The program begins with the initialization of the motor driver and variables. In the main loop, the motor_speed_dir_control() function is called. The motor_speed_dir_control() function checks for input from the serial monitor and then performs the appropriate action.

The serial monitor commands are as follows:

  • s: Enable Motor_1 in the forward direction with maximum speed.
  • S: Enable Motor_2 in the forward direction with maximum speed.
  • h: Stop Motor_1.
  • H: Stop Motor_2.
  • f: Set Motor_1 to move in the forward direction.
  • F: Set Motor_2 to move in the forward direction.
  • b: Set Motor_1 to move in the backward direction.
  • B: Set Motor_2 to move in the backward direction.
  • a: Accelerate Motor_1 until maximum speed is reached.
  • A: Accelerate Motor_2 until maximum speed is reached.
  • d: Decelerate Motor_1.
  • D: Decelerate Motor_2.
  • i: Increase the speed of Motor_1 by 10 units.
  • I: Increase the speed of Motor_2 by 10 units.
  • r: Reduce the speed of Motor_1 by 10 units.
  • R: Reduce the speed of Motor_2 by 10 units.

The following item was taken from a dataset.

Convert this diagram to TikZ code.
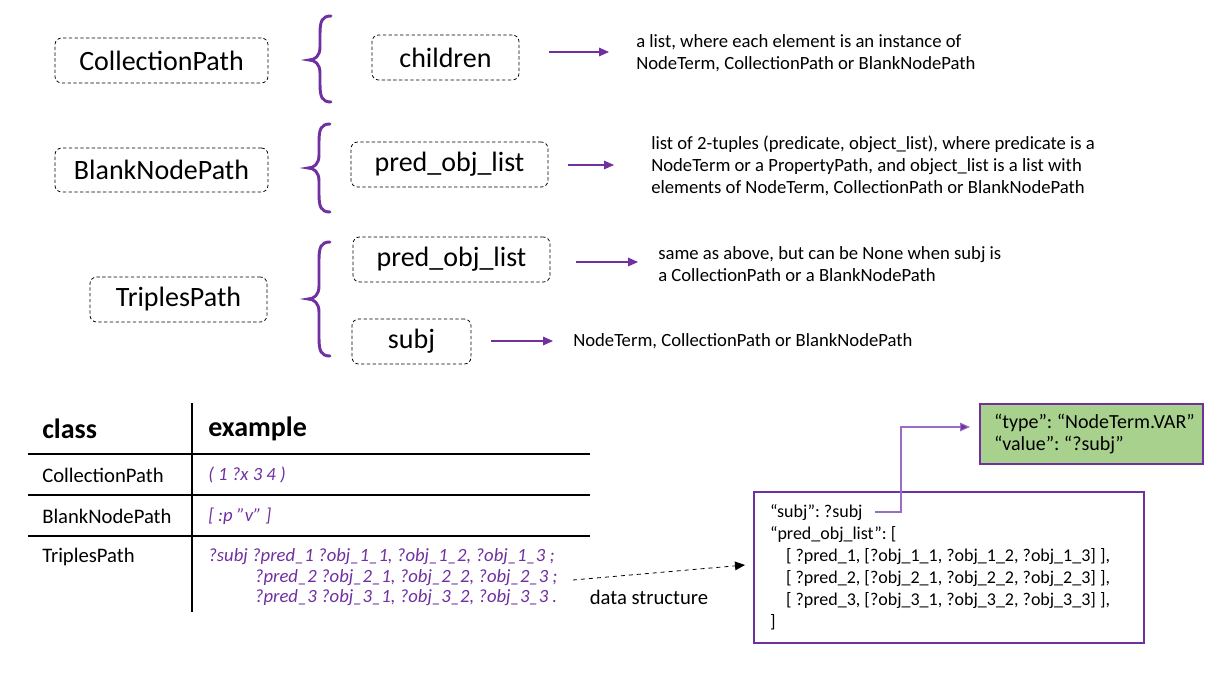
\documentclass[tikz,border=0pt]{standalone}
\usepackage{fontspec}
\setmainfont{Carlito}
\frenchspacing
\usetikzlibrary{arrows.meta}
\definecolor{purp}{HTML}{7030A0}
\definecolor{purpl}{HTML}{9A6CC4}
\definecolor{greenbox}{HTML}{A9D18E}
\newcommand\mybrace[4]{%
  \draw[bracestyle] ({#1+22},#2) .. controls ({#1+13},#2) and ({#1+11},{#2+5}) .. ({#1+11},{#2+18})
    -- ({#1+11},{#3-13}) .. controls ({#1+11},{#3-4}) and ({#1+6},#3) .. (#1,#3)
    .. controls ({#1+6},#3) and ({#1+11},{#3+4}) .. ({#1+11},{#3+13})
    -- ({#1+11},{#4-18}) .. controls ({#1+11},{#4-5}) and ({#1+13},#4) .. ({#1+22},#4);}
\begin{document}
\begin{tikzpicture}[x=0.75pt,y=-0.75pt,
  dbox/.style 2 args={draw, dash pattern=on 2.5pt off 1.8pt, line width=0.6pt, rounded corners=5pt,
     minimum width=#1*0.75pt, minimum height=#2*0.75pt, inner sep=0pt, font=\fontsize{21}{24}\selectfont},
  bracestyle/.style={draw=purp, line width=2.2pt, line cap=round},
  parrow/.style={draw=purp, line width=0.8pt, -{Triangle[length=7.5pt,width=6.5pt]}},
  desc/.style={anchor=west, align=left, inner sep=0pt, font=\fontsize{14}{16.5}\selectfont},
  tbl/.style={anchor=west, inner sep=0pt, font=\fontsize{15.5}{18}\selectfont},
  tblhead/.style={anchor=west, inner sep=0pt, font=\fontsize{21}{24}\selectfont\bfseries},
  ex/.style={anchor=west, inner sep=0pt, text=purp, font=\fontsize{14}{15.4}\selectfont\itshape},
  tline/.style={line width=1.5pt},
  code/.style={font=\fontsize{13.5}{16.5}\selectfont, align=flush left}
]
\useasboundingbox (0,0) rectangle (1228,675);

% top: structure of classes
\node[dbox={213}{45}] (cp) at (161.5,60.5) {CollectionPath};
\node[dbox={147}{45}] (ch) at (445.5,57.5) {children};
\node[dbox={213}{44}] (bn) at (161.5,170) {BlankNodePath};
\node[dbox={197}{45}] (pol1) at (449.5,164.5) {pred\_obj\_list};
\node[dbox={177}{45}] (tp) at (178.5,299.5) {TriplesPath};
\node[dbox={197}{45}] (pol2) at (451.5,259.5) {pred\_obj\_list};
\node[dbox={119}{45}] (sj) at (411.5,341.5) {subj};

\mybrace{309}{16}{60}{102}
\mybrace{308}{124}{168}{212}
\mybrace{308}{242}{299}{356}

\node[desc] (d1) at (636,53.5) {a list, where each element is an instance of\\NodeTerm, CollectionPath or BlankNodePath};
\node[desc] (d2) at (651,166) {list of 2-tuples (predicate, object\_list), where predicate is a\\NodeTerm or a PropertyPath, and object\_list is a list with\\elements of NodeTerm, CollectionPath or BlankNodePath};
\node[desc] (d3) at (658,264) {same as above, but can be None when subj is\\a CollectionPath or a BlankNodePath};
\node[desc] (d4) at (573,341) {NodeTerm, CollectionPath or BlankNodePath};

\coordinate (a1s) at (549,52);  \coordinate (a1e) at (609,52);
\coordinate (a2s) at (568,165); \coordinate (a2e) at (614,165);
\coordinate (a3s) at (576,262); \coordinate (a3e) at (638,262);
\coordinate (a4s) at (491,341); \coordinate (a4e) at (553,341);
\draw[parrow] (a1s) -- (a1e);
\draw[parrow] (a2s) -- (a2e);
\draw[parrow] (a3s) -- (a3e);
\draw[parrow] (a4s) -- (a4e);

% table
\draw[tline] (192,403) -- (192,612);
\draw[tline] (28,454) -- (590,454);
\draw[tline] (28,495) -- (590,495);
\draw[tline] (28,536) -- (590,536);
\node[tblhead] (hc) at (42,429) {class};
\node[tblhead] (he) at (208,429) {example};
\node[tbl] (r1) at (42,475) {CollectionPath};
\node[tbl] (r2) at (42,516) {BlankNodePath};
\node[tbl] (r3) at (42,557) {TriplesPath};
\node[ex] (e1) at (208,475) {( 1 ?x 3 4 )};
\node[ex] (e2) at (208,516) {[ :p "v" ]};
\node[ex, align=left] (e3) at (208,577.5) {?subj ?pred\_1 ?obj\_1\_1, ?obj\_1\_2, ?obj\_1\_3 ;\\
\hspace*{35pt}?pred\_2 ?obj\_2\_1, ?obj\_2\_2, ?obj\_2\_3 ;\\
\hspace*{35pt}?pred\_3 ?obj\_3\_1, ?obj\_3\_2, ?obj\_3\_3 .};

% data structure
\node[draw=purp, line width=1.5pt, anchor=north west, minimum width=390*0.75pt, minimum height=151*0.75pt,
      text width=268.5pt, inner xsep=12pt, code] (db) at (753,491)
 {“subj”: ?subj\\
  “pred\_obj\_list”: [\\
  \hspace*{12pt}[ ?pred\_1, [?obj\_1\_1, ?obj\_1\_2, ?obj\_1\_3] ],\\
  \hspace*{12pt}[ ?pred\_2, [?obj\_2\_1, ?obj\_2\_2, ?obj\_2\_3] ],\\
  \hspace*{12pt}[ ?pred\_3, [?obj\_3\_1, ?obj\_3\_2, ?obj\_3\_3] ],\\
  ]};
\node[draw=purp, fill=greenbox, line width=1.5pt, anchor=north west, minimum width=223*0.75pt, minimum height=60*0.75pt,
      text width=167.25pt, inner xsep=0pt, code, font=\fontsize{15}{16}\selectfont] (gb) at (979,403)
 {\hspace*{10.5pt}“type”: “NodeTerm.VAR”\\\hspace*{10.5pt}“value”: “?subj”};

\coordinate (ds) at (573,580);
\coordinate (de) at (745,565);
\draw[dashed, line width=0.6pt, -{Triangle[length=7.5pt,width=6.5pt]}] (ds) -- (de);
\node[tbl, anchor=center] (dl) at (649,597) {data structure};

\coordinate (cs) at (875,512);
\coordinate (cu) at (901,427);
\draw[draw=purpl, line width=0.8pt, shorten >=6.75pt, -{Triangle[length=7.5pt,width=6.5pt,fill=purp]}] (cs) -| (cu) -- (gb.west |- cu);
\end{tikzpicture}
\end{document}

The program uses PWM to control the speed of the motors by changing the duty cycle of the PWM signal. The program uses the analogWrite() function to write to the PWM pins on the Arduino board.

In summary, this program provides a simple way to control two DC motors using an L293D motor driver IC and an Arduino board.

Application

Here are some applications of the L293D driver IC:

  • Controlling DC motors: L293D is a popular choice for driving DC motors in robotics and automation projects. It can drive two DC motors simultaneously in either direction and provides a high current capacity of up to 600 mA per channel.
  • Controlling stepper motors: L293D can also be used to drive stepper motors, which are often used in applications such as CNC machines, 3D printers, and robotics.
  • Controlling servo motors: L293D can be used to control servo motors, which are commonly used in RC models and robotic arms.
  • H-Bridge applications: L293D is an H-Bridge driver IC, which means it can be used in applications where bidirectional control of a motor or load is required. Examples of such applications include motorized gates, blinds, and curtains.
  • Control of solenoids: L293D can be used to drive solenoids, which are used in a variety of applications such as door locks, pneumatic and hydraulic valves, and industrial automation.
  • LED driving: L293D can also be used to drive high-power LEDs, providing a constant current source to drive the LEDs with low-power dissipation.
  • Other applications: L293D can be used in other applications, such as driving fans, buzzers, and relays.

Conclusion

Using an L293D driver IC with an Arduino is a cost-effective and straightforward way to control the speed and direction of your DC motor. With this setup, you can easily integrate your motor into your projects, whether you’re building a robot, an automation system, or a control system.